Task description - Give an exact transcription of every line, dropping the images.
━━━
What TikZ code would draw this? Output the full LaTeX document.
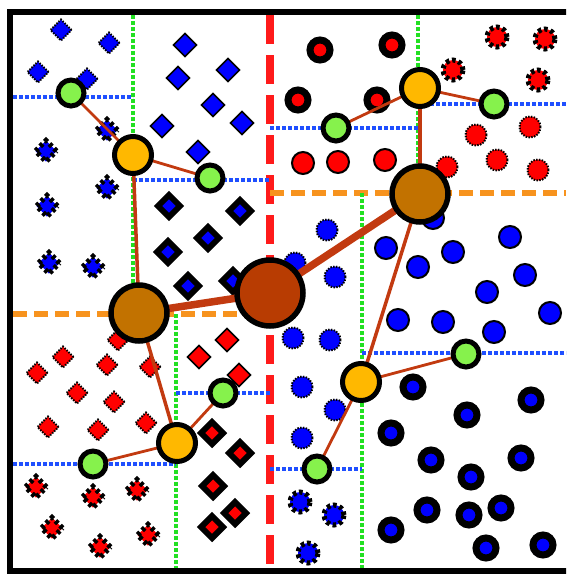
\documentclass[tikz,border=0pt]{standalone}
\usepackage{tikz}
\usetikzlibrary{shapes.geometric}
\definecolor{rootcol}{HTML}{B83C02}
\definecolor{midcol}{HTML}{C27200}
\definecolor{goldcol}{HTML}{FFB800}
\definecolor{limecol}{HTML}{86F24C}
\definecolor{edgecol}{HTML}{C23A10}
\definecolor{splitred}{HTML}{FF1A1A}
\definecolor{splitora}{HTML}{F7931E}
\definecolor{splitgrn}{HTML}{22E022}
\definecolor{splitblu}{HTML}{1F4FFF}
\pgfdeclarelayer{top}
\pgfsetlayers{main,top}
\tikzset{
  pt/.style={inner sep=0pt, outer sep=0pt, draw=black},
  dotdia/.style={pt, diamond, aspect=1, fill=#1, minimum size=21pt,
    line width=2pt, dash pattern=on 1.5pt off 1.3pt},
  stardia/.style={pt, diamond, aspect=1, fill=#1, minimum size=21pt,
    line width=5pt, dash pattern=on 3.5pt off 3pt},
  plaindia/.style={pt, diamond, aspect=1, fill=#1, minimum size=23pt,
    line width=1.6pt},
  thickdia/.style={pt, diamond, aspect=1, fill=#1, minimum size=22pt,
    line width=6pt},
  dotcirc/.style={pt, circle, fill=#1, minimum size=21pt,
    line width=2pt, dash pattern=on 1.5pt off 1.3pt},
  starcirc/.style={pt, circle, fill=#1, minimum size=20pt,
    line width=5pt, dash pattern=on 3.5pt off 3pt},
  plaincirc/.style={pt, circle, fill=#1, minimum size=22pt,
    line width=2pt},
  thickcirc/.style={pt, circle, fill=#1, minimum size=20pt,
    line width=7pt},
  treenode/.style={pt, circle, line width=5pt},
  lvl0/.style={treenode, fill=rootcol, minimum size=66pt, line width=5.5pt},
  lvl1/.style={treenode, fill=midcol, minimum size=56pt, line width=5.5pt},
  lvl2/.style={treenode, fill=goldcol, minimum size=37pt},
  lvl3/.style={treenode, fill=limecol, minimum size=26pt},
  edge0/.style={draw=edgecol, line width=7.5pt},
  edge1/.style={draw=edgecol, line width=3.5pt},
  edge2/.style={draw=edgecol, line width=2.8pt},
  redsplit/.style={draw=splitred, line width=8pt, dash pattern=on 29pt off 11pt},
  orasplit/.style={draw=splitora, line width=6pt, dash pattern=on 14pt off 7pt},
  grnsplit/.style={draw=splitgrn, line width=3.2pt, dash pattern=on 3.5pt off 2.5pt},
  blusplit/.style={draw=splitblu, line width=3.2pt, dash pattern=on 3.5pt off 2.5pt}
}

\begin{document}
\begin{tikzpicture}[x=1pt,y=-1pt]
\useasboundingbox (0,0) rectangle (566,574);
\clip (0,0) rectangle (566,574);

% split lines
\draw[redsplit] (270,15) -- (270,568);
\draw[orasplit] (13,314) -- (270,314);
\draw[orasplit] (270,193) -- (566,193);
\foreach \x/\ya/\yb in {133/15/314, 176/314/568, 418/15/193, 362/193/568}
  \draw[grnsplit] (\x,\ya) -- (\x,\yb);
\foreach \y/\xa/\xb in {97/13/133, 180/133/270, 128/270/418, 104/418/566,
                        464/13/176, 393/176/270, 469/270/362, 353/362/566}
  \draw[blusplit] (\xa,\y) -- (\xb,\y);

% top left: blue diamonds
\foreach \x/\y [count=\i] in {61/30, 109/43, 38/72, 87/79}
  \node[dotdia=blue] (a\i) at (\x,\y) {};
\foreach \x/\y [count=\i] in {107/130, 46/151, 107/188, 47/206, 49/263, 93/267}
  \node[stardia=blue] (b\i) at (\x,\y) {};
\foreach \x/\y [count=\i] in {185/45, 178/78, 228/70, 213/105, 242/123, 162/126, 198/152}
  \node[plaindia=blue] (c\i) at (\x,\y) {};
\foreach \x/\y [count=\i] in {169/206, 240/211, 208/238, 168/252, 188/286, 233/281}
  \node[thickdia=blue] (d\i) at (\x,\y) {};

% bottom left: red diamonds
\foreach \x/\y [count=\i] in {118/340, 37/373, 63/357, 77/393, 107/365, 114/402,
                              150/367, 48/427, 98/430, 146/423}
  \node[dotdia=red] (e\i) at (\x,\y) {};
\foreach \x/\y [count=\i] in {36/487, 93/497, 137/490, 52/528, 100/547, 148/535}
  \node[stardia=red] (f\i) at (\x,\y) {};
\foreach \x/\y [count=\i] in {199/357, 227/340, 239/375}
  \node[plaindia=red] (g\i) at (\x,\y) {};
\foreach \x/\y [count=\i] in {212/433, 240/453, 213/486, 235/513, 212/527}
  \node[thickdia=red] (h\i) at (\x,\y) {};

% top right: red circles
\foreach \x/\y [count=\i] in {320/50, 392/45, 298/100, 377/100}
  \node[thickcirc=red] (i\i) at (\x,\y) {};
\foreach \x/\y [count=\i] in {303/163, 338/162, 385/160}
  \node[plaincirc=red] (j\i) at (\x,\y) {};
\foreach \x/\y [count=\i] in {497/37, 545/39, 453/70, 538/80}
  \node[starcirc=red] (k\i) at (\x,\y) {};
\foreach \x/\y [count=\i] in {476/135, 530/127, 447/167, 497/160, 538/170}
  \node[dotcirc=red] (l\i) at (\x,\y) {};

% bottom right: blue circles
\foreach \x/\y [count=\i] in {327/230, 335/277, 295/263, 293/338, 330/340,
                              302/387, 335/410, 302/438}
  \node[dotcirc=blue] (m\i) at (\x,\y) {};
\foreach \x/\y [count=\i] in {300/502, 334/515, 308/553}
  \node[starcirc=blue] (n\i) at (\x,\y) {};
\foreach \x/\y [count=\i] in {433/218, 386/248, 418/267, 453/252, 510/237, 525/275,
                              487/292, 550/313, 398/320, 443/322, 494/332}
  \node[plaincirc=blue] (o\i) at (\x,\y) {};
\foreach \x/\y [count=\i] in {413/387, 531/400, 467/415, 391/433, 431/460, 521/458,
                              471/477, 427/510, 469/515, 501/508, 391/530, 486/548, 543/545}
  \node[thickcirc=blue] (p\i) at (\x,\y) {};

% tree
\begin{pgfonlayer}{top}
\node[lvl0] (root) at (270,293) {};
\node[lvl1] (left) at (139,313) {};
\node[lvl1] (right) at (420,194) {};
\node[lvl2] (lu) at (133,155) {};
\node[lvl2] (ld) at (177,443) {};
\node[lvl2] (ru) at (420,88) {};
\node[lvl2] (rd) at (361,382) {};
\node[lvl3] (luA) at (71,93) {};
\node[lvl3] (luB) at (210,178) {};
\node[lvl3] (ldA) at (93,464) {};
\node[lvl3] (ldB) at (223,393) {};
\node[lvl3] (ruA) at (336,128) {};
\node[lvl3] (ruB) at (494,104) {};
\node[lvl3] (rdA) at (317,469) {};
\node[lvl3] (rdB) at (466,354) {};
\end{pgfonlayer}

\draw[edge0] (root.center) -- (left.center);
\draw[edge0] (root.center) -- (right.center);
\foreach \a/\b in {left/lu, left/ld, right/ru, right/rd}
  \draw[edge1] (\a.center) -- (\b.center);
\foreach \a/\b in {lu/luA, lu/luB, ld/ldA, ld/ldB, ru/ruA, ru/ruB, rd/rdA, rd/rdB}
  \draw[edge2] (\a.center) -- (\b.center);

% frame
\draw[line width=6pt] (10,12) rectangle (570,571);
\end{tikzpicture}
\end{document}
━━━
Solution to the problem -
What TikZ code would draw this? Output the full LaTeX document.
\documentclass[tikz,border=0pt]{standalone}
\usepackage{tikz}
\usetikzlibrary{shapes.geometric}
\definecolor{rootcol}{HTML}{B83C02}
\definecolor{midcol}{HTML}{C27200}
\definecolor{goldcol}{HTML}{FFB800}
\definecolor{limecol}{HTML}{86F24C}
\definecolor{edgecol}{HTML}{C23A10}
\definecolor{splitred}{HTML}{FF1A1A}
\definecolor{splitora}{HTML}{F7931E}
\definecolor{splitgrn}{HTML}{22E022}
\definecolor{splitblu}{HTML}{1F4FFF}
\pgfdeclarelayer{top}
\pgfsetlayers{main,top}
\tikzset{
  pt/.style={inner sep=0pt, outer sep=0pt, draw=black},
  dotdia/.style={pt, diamond, aspect=1, fill=#1, minimum size=21pt,
    line width=2pt, dash pattern=on 1.5pt off 1.3pt},
  stardia/.style={pt, diamond, aspect=1, fill=#1, minimum size=21pt,
    line width=5pt, dash pattern=on 3.5pt off 3pt},
  plaindia/.style={pt, diamond, aspect=1, fill=#1, minimum size=23pt,
    line width=1.6pt},
  thickdia/.style={pt, diamond, aspect=1, fill=#1, minimum size=22pt,
    line width=6pt},
  dotcirc/.style={pt, circle, fill=#1, minimum size=21pt,
    line width=2pt, dash pattern=on 1.5pt off 1.3pt},
  starcirc/.style={pt, circle, fill=#1, minimum size=20pt,
    line width=5pt, dash pattern=on 3.5pt off 3pt},
  plaincirc/.style={pt, circle, fill=#1, minimum size=22pt,
    line width=2pt},
  thickcirc/.style={pt, circle, fill=#1, minimum size=20pt,
    line width=7pt},
  treenode/.style={pt, circle, line width=5pt},
  lvl0/.style={treenode, fill=rootcol, minimum size=66pt, line width=5.5pt},
  lvl1/.style={treenode, fill=midcol, minimum size=56pt, line width=5.5pt},
  lvl2/.style={treenode, fill=goldcol, minimum size=37pt},
  lvl3/.style={treenode, fill=limecol, minimum size=26pt},
  edge0/.style={draw=edgecol, line width=7.5pt},
  edge1/.style={draw=edgecol, line width=3.5pt},
  edge2/.style={draw=edgecol, line width=2.8pt},
  redsplit/.style={draw=splitred, line width=8pt, dash pattern=on 29pt off 11pt},
  orasplit/.style={draw=splitora, line width=6pt, dash pattern=on 14pt off 7pt},
  grnsplit/.style={draw=splitgrn, line width=3.2pt, dash pattern=on 3.5pt off 2.5pt},
  blusplit/.style={draw=splitblu, line width=3.2pt, dash pattern=on 3.5pt off 2.5pt}
}

\begin{document}
\begin{tikzpicture}[x=1pt,y=-1pt]
\useasboundingbox (0,0) rectangle (566,574);
\clip (0,0) rectangle (566,574);

% split lines
\draw[redsplit] (270,15) -- (270,568);
\draw[orasplit] (13,314) -- (270,314);
\draw[orasplit] (270,193) -- (566,193);
\foreach \x/\ya/\yb in {133/15/314, 176/314/568, 418/15/193, 362/193/568}
  \draw[grnsplit] (\x,\ya) -- (\x,\yb);
\foreach \y/\xa/\xb in {97/13/133, 180/133/270, 128/270/418, 104/418/566,
                        464/13/176, 393/176/270, 469/270/362, 353/362/566}
  \draw[blusplit] (\xa,\y) -- (\xb,\y);

% top left: blue diamonds
\foreach \x/\y [count=\i] in {61/30, 109/43, 38/72, 87/79}
  \node[dotdia=blue] (a\i) at (\x,\y) {};
\foreach \x/\y [count=\i] in {107/130, 46/151, 107/188, 47/206, 49/263, 93/267}
  \node[stardia=blue] (b\i) at (\x,\y) {};
\foreach \x/\y [count=\i] in {185/45, 178/78, 228/70, 213/105, 242/123, 162/126, 198/152}
  \node[plaindia=blue] (c\i) at (\x,\y) {};
\foreach \x/\y [count=\i] in {169/206, 240/211, 208/238, 168/252, 188/286, 233/281}
  \node[thickdia=blue] (d\i) at (\x,\y) {};

% bottom left: red diamonds
\foreach \x/\y [count=\i] in {118/340, 37/373, 63/357, 77/393, 107/365, 114/402,
                              150/367, 48/427, 98/430, 146/423}
  \node[dotdia=red] (e\i) at (\x,\y) {};
\foreach \x/\y [count=\i] in {36/487, 93/497, 137/490, 52/528, 100/547, 148/535}
  \node[stardia=red] (f\i) at (\x,\y) {};
\foreach \x/\y [count=\i] in {199/357, 227/340, 239/375}
  \node[plaindia=red] (g\i) at (\x,\y) {};
\foreach \x/\y [count=\i] in {212/433, 240/453, 213/486, 235/513, 212/527}
  \node[thickdia=red] (h\i) at (\x,\y) {};

% top right: red circles
\foreach \x/\y [count=\i] in {320/50, 392/45, 298/100, 377/100}
  \node[thickcirc=red] (i\i) at (\x,\y) {};
\foreach \x/\y [count=\i] in {303/163, 338/162, 385/160}
  \node[plaincirc=red] (j\i) at (\x,\y) {};
\foreach \x/\y [count=\i] in {497/37, 545/39, 453/70, 538/80}
  \node[starcirc=red] (k\i) at (\x,\y) {};
\foreach \x/\y [count=\i] in {476/135, 530/127, 447/167, 497/160, 538/170}
  \node[dotcirc=red] (l\i) at (\x,\y) {};

% bottom right: blue circles
\foreach \x/\y [count=\i] in {327/230, 335/277, 295/263, 293/338, 330/340,
                              302/387, 335/410, 302/438}
  \node[dotcirc=blue] (m\i) at (\x,\y) {};
\foreach \x/\y [count=\i] in {300/502, 334/515, 308/553}
  \node[starcirc=blue] (n\i) at (\x,\y) {};
\foreach \x/\y [count=\i] in {433/218, 386/248, 418/267, 453/252, 510/237, 525/275,
                              487/292, 550/313, 398/320, 443/322, 494/332}
  \node[plaincirc=blue] (o\i) at (\x,\y) {};
\foreach \x/\y [count=\i] in {413/387, 531/400, 467/415, 391/433, 431/460, 521/458,
                              471/477, 427/510, 469/515, 501/508, 391/530, 486/548, 543/545}
  \node[thickcirc=blue] (p\i) at (\x,\y) {};

% tree
\begin{pgfonlayer}{top}
\node[lvl0] (root) at (270,293) {};
\node[lvl1] (left) at (139,313) {};
\node[lvl1] (right) at (420,194) {};
\node[lvl2] (lu) at (133,155) {};
\node[lvl2] (ld) at (177,443) {};
\node[lvl2] (ru) at (420,88) {};
\node[lvl2] (rd) at (361,382) {};
\node[lvl3] (luA) at (71,93) {};
\node[lvl3] (luB) at (210,178) {};
\node[lvl3] (ldA) at (93,464) {};
\node[lvl3] (ldB) at (223,393) {};
\node[lvl3] (ruA) at (336,128) {};
\node[lvl3] (ruB) at (494,104) {};
\node[lvl3] (rdA) at (317,469) {};
\node[lvl3] (rdB) at (466,354) {};
\end{pgfonlayer}

\draw[edge0] (root.center) -- (left.center);
\draw[edge0] (root.center) -- (right.center);
\foreach \a/\b in {left/lu, left/ld, right/ru, right/rd}
  \draw[edge1] (\a.center) -- (\b.center);
\foreach \a/\b in {lu/luA, lu/luB, ld/ldA, ld/ldB, ru/ruA, ru/ruB, rd/rdA, rd/rdB}
  \draw[edge2] (\a.center) -- (\b.center);

% frame
\draw[line width=6pt] (10,12) rectangle (570,571);
\end{tikzpicture}
\end{document}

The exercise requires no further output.